◆ DIRECTIVE ◆
From the listing that follows, output everything exactly except the pictures.
##### DATASET EXTRACT
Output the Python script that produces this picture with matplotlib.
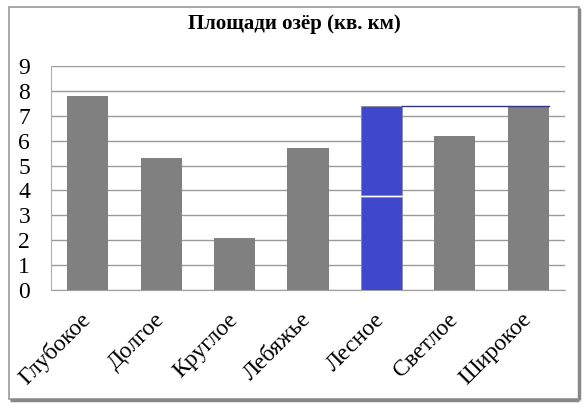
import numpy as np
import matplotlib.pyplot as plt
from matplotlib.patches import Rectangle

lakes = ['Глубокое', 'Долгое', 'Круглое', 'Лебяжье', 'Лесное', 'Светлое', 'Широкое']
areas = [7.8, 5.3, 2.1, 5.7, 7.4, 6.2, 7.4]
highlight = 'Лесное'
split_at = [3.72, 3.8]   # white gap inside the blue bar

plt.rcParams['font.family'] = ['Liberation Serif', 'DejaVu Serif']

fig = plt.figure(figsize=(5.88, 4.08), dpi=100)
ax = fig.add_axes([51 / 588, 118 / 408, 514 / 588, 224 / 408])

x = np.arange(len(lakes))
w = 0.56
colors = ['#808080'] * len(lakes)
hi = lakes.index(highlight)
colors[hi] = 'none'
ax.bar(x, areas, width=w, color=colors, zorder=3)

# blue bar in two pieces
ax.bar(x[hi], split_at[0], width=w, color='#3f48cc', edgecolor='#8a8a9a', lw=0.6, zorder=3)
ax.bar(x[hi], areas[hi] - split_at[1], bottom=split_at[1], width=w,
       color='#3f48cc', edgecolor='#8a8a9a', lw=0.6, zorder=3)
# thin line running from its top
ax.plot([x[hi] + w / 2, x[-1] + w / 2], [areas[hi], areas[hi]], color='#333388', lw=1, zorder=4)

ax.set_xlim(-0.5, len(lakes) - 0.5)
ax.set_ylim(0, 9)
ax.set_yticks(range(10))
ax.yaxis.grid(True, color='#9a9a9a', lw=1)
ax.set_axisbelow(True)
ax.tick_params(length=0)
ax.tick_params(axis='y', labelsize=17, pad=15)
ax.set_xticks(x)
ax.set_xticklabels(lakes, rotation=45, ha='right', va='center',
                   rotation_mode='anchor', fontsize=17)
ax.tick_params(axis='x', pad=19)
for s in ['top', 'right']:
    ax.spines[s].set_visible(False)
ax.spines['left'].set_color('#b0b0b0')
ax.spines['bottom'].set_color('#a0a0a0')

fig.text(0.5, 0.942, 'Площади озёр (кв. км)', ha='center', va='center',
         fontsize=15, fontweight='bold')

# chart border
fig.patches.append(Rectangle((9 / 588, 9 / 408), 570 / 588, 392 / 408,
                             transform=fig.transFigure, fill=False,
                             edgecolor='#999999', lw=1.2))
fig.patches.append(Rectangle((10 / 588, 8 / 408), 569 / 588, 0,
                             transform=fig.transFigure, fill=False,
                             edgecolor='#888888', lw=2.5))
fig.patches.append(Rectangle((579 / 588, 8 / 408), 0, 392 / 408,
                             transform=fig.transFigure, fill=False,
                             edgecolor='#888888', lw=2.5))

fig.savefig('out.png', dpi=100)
##########
◆ FULL ANSWER ◆
Output the Python script that produces this picture with matplotlib.
import numpy as np
import matplotlib.pyplot as plt
from matplotlib.patches import Rectangle

lakes = ['Глубокое', 'Долгое', 'Круглое', 'Лебяжье', 'Лесное', 'Светлое', 'Широкое']
areas = [7.8, 5.3, 2.1, 5.7, 7.4, 6.2, 7.4]
highlight = 'Лесное'
split_at = [3.72, 3.8]   # white gap inside the blue bar

plt.rcParams['font.family'] = ['Liberation Serif', 'DejaVu Serif']

fig = plt.figure(figsize=(5.88, 4.08), dpi=100)
ax = fig.add_axes([51 / 588, 118 / 408, 514 / 588, 224 / 408])

x = np.arange(len(lakes))
w = 0.56
colors = ['#808080'] * len(lakes)
hi = lakes.index(highlight)
colors[hi] = 'none'
ax.bar(x, areas, width=w, color=colors, zorder=3)

# blue bar in two pieces
ax.bar(x[hi], split_at[0], width=w, color='#3f48cc', edgecolor='#8a8a9a', lw=0.6, zorder=3)
ax.bar(x[hi], areas[hi] - split_at[1], bottom=split_at[1], width=w,
       color='#3f48cc', edgecolor='#8a8a9a', lw=0.6, zorder=3)
# thin line running from its top
ax.plot([x[hi] + w / 2, x[-1] + w / 2], [areas[hi], areas[hi]], color='#333388', lw=1, zorder=4)

ax.set_xlim(-0.5, len(lakes) - 0.5)
ax.set_ylim(0, 9)
ax.set_yticks(range(10))
ax.yaxis.grid(True, color='#9a9a9a', lw=1)
ax.set_axisbelow(True)
ax.tick_params(length=0)
ax.tick_params(axis='y', labelsize=17, pad=15)
ax.set_xticks(x)
ax.set_xticklabels(lakes, rotation=45, ha='right', va='center',
                   rotation_mode='anchor', fontsize=17)
ax.tick_params(axis='x', pad=19)
for s in ['top', 'right']:
    ax.spines[s].set_visible(False)
ax.spines['left'].set_color('#b0b0b0')
ax.spines['bottom'].set_color('#a0a0a0')

fig.text(0.5, 0.942, 'Площади озёр (кв. км)', ha='center', va='center',
         fontsize=15, fontweight='bold')

# chart border
fig.patches.append(Rectangle((9 / 588, 9 / 408), 570 / 588, 392 / 408,
                             transform=fig.transFigure, fill=False,
                             edgecolor='#999999', lw=1.2))
fig.patches.append(Rectangle((10 / 588, 8 / 408), 569 / 588, 0,
                             transform=fig.transFigure, fill=False,
                             edgecolor='#888888', lw=2.5))
fig.patches.append(Rectangle((579 / 588, 8 / 408), 0, 392 / 408,
                             transform=fig.transFigure, fill=False,
                             edgecolor='#888888', lw=2.5))

fig.savefig('out.png', dpi=100)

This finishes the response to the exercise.